● The problem
Leave out every picture, and retype exactly the lines from the line with "What Apache ECharts" through the line with "const levelTicks = [-250, -210, -170, -130, -90, -50]", both ends included.

──────── Data listing ────────

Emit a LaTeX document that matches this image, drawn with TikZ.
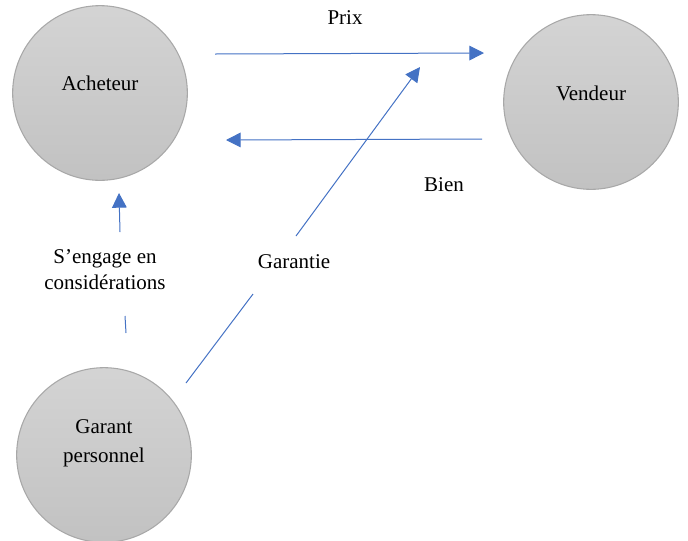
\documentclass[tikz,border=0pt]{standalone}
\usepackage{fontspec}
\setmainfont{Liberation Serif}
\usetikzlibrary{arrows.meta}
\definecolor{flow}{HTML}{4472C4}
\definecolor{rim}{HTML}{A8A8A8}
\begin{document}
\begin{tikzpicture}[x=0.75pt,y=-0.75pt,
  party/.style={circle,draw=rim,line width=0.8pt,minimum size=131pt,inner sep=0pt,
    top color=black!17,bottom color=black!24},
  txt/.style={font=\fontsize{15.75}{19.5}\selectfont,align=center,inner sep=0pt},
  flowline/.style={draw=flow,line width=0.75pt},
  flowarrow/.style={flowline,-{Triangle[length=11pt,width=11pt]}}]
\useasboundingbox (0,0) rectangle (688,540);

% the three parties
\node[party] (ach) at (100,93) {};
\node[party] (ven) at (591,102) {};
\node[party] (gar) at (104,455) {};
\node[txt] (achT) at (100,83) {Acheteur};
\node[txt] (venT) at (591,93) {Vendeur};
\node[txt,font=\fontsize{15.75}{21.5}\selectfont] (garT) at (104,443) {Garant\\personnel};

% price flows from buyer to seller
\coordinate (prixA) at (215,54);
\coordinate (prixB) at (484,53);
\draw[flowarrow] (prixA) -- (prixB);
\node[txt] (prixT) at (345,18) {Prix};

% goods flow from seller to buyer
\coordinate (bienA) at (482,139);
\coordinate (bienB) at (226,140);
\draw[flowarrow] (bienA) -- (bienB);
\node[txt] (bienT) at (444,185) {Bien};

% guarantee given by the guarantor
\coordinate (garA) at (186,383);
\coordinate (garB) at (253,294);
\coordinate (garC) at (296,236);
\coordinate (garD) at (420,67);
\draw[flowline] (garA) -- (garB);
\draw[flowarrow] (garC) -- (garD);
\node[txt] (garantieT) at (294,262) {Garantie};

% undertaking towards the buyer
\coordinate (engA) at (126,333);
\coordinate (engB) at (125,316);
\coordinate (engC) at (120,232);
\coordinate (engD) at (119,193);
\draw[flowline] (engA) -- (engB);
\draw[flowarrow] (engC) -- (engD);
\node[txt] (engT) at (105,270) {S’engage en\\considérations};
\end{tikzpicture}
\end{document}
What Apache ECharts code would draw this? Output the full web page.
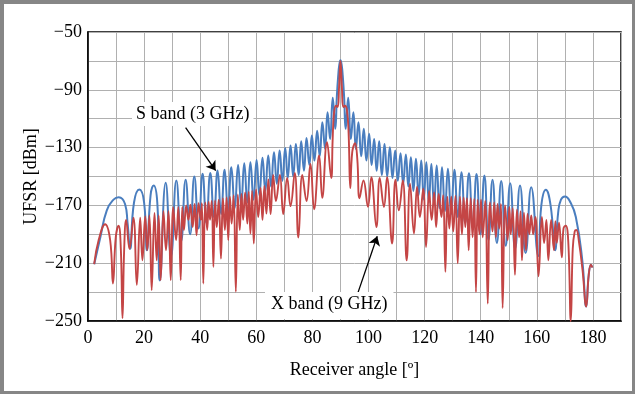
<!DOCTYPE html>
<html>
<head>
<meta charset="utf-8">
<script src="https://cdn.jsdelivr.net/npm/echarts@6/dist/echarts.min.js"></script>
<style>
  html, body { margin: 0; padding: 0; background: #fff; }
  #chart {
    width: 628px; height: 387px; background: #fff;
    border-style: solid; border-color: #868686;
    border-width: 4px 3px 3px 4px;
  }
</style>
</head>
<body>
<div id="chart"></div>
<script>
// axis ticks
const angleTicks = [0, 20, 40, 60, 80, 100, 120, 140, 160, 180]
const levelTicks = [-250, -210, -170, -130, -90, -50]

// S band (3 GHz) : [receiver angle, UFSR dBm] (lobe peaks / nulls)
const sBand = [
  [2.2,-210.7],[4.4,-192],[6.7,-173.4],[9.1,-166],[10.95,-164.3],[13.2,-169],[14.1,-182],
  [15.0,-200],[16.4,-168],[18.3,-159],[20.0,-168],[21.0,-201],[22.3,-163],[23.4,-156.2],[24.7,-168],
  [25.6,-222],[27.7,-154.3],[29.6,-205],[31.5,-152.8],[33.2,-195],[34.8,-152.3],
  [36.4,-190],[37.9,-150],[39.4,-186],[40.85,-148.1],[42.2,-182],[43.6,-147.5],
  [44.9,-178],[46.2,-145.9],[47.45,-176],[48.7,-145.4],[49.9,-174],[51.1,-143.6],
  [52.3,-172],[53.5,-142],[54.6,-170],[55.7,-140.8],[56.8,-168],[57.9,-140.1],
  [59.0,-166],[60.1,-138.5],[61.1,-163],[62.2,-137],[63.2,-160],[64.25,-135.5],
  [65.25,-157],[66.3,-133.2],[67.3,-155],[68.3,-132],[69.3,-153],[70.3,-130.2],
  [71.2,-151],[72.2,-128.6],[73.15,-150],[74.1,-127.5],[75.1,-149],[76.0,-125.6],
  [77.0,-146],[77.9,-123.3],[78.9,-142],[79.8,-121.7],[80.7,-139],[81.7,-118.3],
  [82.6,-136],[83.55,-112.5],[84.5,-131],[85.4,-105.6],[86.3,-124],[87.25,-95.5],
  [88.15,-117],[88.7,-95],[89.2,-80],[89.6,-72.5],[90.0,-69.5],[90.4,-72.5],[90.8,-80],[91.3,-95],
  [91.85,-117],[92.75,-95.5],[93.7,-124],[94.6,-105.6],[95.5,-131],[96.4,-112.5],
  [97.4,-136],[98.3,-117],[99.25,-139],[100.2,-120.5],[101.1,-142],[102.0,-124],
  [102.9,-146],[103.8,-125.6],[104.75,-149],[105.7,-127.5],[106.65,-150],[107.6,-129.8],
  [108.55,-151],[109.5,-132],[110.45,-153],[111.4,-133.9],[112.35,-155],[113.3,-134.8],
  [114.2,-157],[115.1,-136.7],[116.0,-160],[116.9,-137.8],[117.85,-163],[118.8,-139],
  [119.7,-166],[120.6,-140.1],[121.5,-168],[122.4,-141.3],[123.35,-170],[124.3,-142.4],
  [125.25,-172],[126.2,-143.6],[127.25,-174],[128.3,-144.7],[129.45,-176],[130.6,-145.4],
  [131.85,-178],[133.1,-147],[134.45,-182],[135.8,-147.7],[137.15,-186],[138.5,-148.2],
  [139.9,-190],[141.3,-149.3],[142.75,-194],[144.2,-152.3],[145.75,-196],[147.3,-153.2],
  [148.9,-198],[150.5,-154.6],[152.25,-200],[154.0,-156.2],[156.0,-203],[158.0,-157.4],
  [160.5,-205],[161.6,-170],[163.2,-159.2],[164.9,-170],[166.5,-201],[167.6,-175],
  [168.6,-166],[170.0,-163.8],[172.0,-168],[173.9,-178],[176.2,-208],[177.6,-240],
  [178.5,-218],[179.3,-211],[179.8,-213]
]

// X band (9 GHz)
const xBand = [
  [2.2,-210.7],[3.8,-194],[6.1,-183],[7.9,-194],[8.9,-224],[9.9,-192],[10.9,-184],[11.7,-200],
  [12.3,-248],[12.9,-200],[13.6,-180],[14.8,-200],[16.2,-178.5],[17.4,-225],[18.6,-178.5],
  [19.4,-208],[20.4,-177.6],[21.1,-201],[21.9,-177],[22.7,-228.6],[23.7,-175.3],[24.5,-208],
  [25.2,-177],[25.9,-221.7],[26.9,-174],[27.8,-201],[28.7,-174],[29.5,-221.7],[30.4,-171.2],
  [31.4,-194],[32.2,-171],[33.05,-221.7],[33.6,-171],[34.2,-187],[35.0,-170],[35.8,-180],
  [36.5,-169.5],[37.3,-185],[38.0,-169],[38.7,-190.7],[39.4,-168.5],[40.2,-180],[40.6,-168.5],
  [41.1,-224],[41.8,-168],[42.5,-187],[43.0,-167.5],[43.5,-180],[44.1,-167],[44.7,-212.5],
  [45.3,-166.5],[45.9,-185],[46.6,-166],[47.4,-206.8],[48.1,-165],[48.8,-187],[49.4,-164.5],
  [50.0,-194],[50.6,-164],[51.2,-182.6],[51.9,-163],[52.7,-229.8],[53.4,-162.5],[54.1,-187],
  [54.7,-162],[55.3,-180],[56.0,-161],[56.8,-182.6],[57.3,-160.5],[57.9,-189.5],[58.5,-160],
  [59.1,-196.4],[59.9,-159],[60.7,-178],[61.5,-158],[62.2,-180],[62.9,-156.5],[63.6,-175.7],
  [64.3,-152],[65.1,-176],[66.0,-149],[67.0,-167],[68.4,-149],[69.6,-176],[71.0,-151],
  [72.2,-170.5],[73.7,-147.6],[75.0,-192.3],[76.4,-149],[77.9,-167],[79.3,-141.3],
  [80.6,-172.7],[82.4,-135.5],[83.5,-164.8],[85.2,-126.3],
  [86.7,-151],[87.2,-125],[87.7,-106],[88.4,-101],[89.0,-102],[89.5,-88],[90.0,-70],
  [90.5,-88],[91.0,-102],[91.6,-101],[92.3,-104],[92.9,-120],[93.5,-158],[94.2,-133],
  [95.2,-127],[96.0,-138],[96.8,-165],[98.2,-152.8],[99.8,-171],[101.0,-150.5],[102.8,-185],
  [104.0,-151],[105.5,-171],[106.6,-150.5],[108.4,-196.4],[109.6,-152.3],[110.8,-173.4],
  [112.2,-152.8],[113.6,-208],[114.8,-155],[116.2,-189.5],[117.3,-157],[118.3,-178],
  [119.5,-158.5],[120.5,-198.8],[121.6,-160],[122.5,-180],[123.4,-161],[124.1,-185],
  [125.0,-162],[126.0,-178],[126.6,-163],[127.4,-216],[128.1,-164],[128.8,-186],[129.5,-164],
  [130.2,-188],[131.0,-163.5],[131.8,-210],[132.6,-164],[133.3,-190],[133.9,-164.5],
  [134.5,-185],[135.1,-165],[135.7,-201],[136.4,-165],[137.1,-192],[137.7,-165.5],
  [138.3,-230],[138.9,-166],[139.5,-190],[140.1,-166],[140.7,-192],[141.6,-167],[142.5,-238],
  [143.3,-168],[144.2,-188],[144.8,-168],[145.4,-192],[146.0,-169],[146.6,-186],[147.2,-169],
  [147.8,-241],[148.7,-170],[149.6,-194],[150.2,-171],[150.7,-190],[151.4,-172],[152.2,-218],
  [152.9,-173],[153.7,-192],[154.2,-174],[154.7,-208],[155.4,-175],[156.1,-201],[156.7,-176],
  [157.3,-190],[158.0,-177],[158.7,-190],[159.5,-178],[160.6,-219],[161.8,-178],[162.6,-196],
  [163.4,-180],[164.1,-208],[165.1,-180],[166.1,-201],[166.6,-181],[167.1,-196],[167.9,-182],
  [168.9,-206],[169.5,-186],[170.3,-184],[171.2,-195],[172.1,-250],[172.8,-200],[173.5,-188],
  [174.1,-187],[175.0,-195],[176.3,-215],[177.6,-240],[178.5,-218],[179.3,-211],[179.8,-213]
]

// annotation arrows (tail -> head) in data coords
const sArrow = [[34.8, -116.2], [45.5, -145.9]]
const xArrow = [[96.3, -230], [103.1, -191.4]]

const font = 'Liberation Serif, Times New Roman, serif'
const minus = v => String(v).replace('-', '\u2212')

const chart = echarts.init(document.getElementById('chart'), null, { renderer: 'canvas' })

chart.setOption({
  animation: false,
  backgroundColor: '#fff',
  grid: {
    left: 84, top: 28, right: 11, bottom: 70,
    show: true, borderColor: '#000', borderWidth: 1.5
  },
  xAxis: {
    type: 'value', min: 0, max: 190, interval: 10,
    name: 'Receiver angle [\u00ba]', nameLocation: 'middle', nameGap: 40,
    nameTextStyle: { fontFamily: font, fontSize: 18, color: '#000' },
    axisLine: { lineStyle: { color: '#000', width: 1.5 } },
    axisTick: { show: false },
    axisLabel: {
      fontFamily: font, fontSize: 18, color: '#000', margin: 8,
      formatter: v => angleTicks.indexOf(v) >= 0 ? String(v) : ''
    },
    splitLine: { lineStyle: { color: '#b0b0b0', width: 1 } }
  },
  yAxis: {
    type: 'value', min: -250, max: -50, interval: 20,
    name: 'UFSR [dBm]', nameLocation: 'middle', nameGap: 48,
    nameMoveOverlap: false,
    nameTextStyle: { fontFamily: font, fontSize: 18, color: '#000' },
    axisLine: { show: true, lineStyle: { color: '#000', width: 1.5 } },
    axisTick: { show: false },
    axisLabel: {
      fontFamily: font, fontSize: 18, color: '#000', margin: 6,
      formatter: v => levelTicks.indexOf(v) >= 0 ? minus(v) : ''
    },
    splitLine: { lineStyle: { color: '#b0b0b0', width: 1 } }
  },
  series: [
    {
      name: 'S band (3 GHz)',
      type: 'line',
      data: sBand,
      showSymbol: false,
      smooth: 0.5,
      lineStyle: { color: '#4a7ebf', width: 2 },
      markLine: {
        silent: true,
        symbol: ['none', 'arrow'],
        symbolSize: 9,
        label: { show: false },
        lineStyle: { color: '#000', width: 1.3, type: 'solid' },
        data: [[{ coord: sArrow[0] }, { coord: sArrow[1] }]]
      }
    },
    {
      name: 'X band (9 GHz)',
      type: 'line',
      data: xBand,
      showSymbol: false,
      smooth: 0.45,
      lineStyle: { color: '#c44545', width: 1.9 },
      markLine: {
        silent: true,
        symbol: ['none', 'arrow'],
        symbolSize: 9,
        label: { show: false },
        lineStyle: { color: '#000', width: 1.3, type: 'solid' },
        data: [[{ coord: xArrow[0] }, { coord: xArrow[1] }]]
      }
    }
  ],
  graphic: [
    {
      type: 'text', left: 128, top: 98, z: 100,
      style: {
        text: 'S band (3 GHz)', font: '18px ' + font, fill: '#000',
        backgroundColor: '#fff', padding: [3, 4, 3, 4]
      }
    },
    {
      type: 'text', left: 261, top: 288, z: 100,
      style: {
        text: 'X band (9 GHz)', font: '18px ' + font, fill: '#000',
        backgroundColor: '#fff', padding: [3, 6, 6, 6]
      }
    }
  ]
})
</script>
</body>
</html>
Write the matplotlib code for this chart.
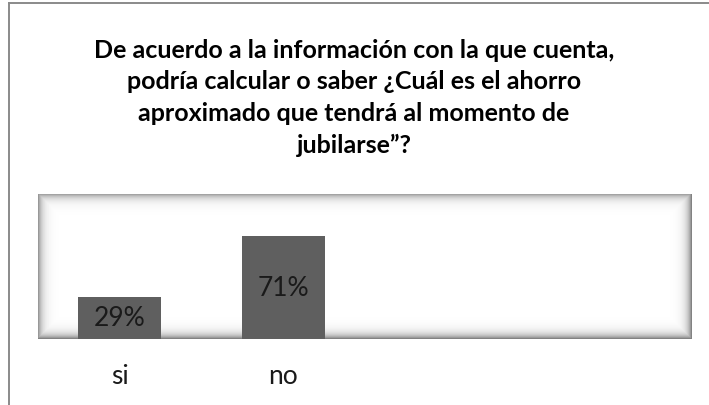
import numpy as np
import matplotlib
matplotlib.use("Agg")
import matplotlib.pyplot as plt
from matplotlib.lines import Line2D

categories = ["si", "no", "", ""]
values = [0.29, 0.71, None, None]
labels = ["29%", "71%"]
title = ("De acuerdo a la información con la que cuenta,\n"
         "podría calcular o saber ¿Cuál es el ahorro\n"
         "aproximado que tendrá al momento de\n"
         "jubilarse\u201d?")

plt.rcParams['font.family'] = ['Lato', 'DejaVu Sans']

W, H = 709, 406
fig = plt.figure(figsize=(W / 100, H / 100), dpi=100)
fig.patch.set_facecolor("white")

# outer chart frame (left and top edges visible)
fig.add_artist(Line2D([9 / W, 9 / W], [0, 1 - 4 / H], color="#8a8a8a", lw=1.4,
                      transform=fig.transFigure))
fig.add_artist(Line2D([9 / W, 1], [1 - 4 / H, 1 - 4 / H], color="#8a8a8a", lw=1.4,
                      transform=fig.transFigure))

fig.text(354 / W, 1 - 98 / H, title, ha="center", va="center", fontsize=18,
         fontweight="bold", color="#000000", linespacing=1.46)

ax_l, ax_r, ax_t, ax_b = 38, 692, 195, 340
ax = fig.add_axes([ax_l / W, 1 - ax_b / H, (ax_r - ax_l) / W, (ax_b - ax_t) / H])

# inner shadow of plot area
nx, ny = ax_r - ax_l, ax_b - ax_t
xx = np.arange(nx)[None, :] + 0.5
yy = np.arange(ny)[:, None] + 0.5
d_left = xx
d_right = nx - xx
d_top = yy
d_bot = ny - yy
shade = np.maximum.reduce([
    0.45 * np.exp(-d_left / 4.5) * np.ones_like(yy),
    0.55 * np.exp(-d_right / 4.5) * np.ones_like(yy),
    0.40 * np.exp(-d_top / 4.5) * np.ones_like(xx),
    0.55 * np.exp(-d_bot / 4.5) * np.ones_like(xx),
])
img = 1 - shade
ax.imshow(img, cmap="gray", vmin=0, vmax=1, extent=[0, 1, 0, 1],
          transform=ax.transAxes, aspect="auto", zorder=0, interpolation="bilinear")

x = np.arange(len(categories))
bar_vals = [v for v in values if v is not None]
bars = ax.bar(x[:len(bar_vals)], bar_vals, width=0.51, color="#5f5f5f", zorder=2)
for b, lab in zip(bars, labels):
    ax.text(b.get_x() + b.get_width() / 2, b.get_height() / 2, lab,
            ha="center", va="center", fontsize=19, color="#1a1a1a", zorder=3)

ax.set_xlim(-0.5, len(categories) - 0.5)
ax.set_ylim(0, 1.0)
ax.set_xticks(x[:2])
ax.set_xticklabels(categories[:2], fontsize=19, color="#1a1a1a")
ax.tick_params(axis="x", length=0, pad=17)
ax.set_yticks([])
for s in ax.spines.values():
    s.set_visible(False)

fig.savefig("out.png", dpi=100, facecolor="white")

────────

● Result
What Apache ECharts code would draw this? Output the full web page.
<!DOCTYPE html>
<html>
<head>
<meta charset="utf-8">
<script src="https://cdn.jsdelivr.net/npm/echarts@6/dist/echarts.min.js"></script>
<style>
  html, body { margin: 0; padding: 0; background: #fff; }
  #chart {
    width: 628px; height: 387px; background: #fff;
    border-style: solid; border-color: #868686;
    border-width: 4px 3px 3px 4px;
  }
</style>
</head>
<body>
<div id="chart"></div>
<script>
// axis ticks
const angleTicks = [0, 20, 40, 60, 80, 100, 120, 140, 160, 180]
const levelTicks = [-250, -210, -170, -130, -90, -50]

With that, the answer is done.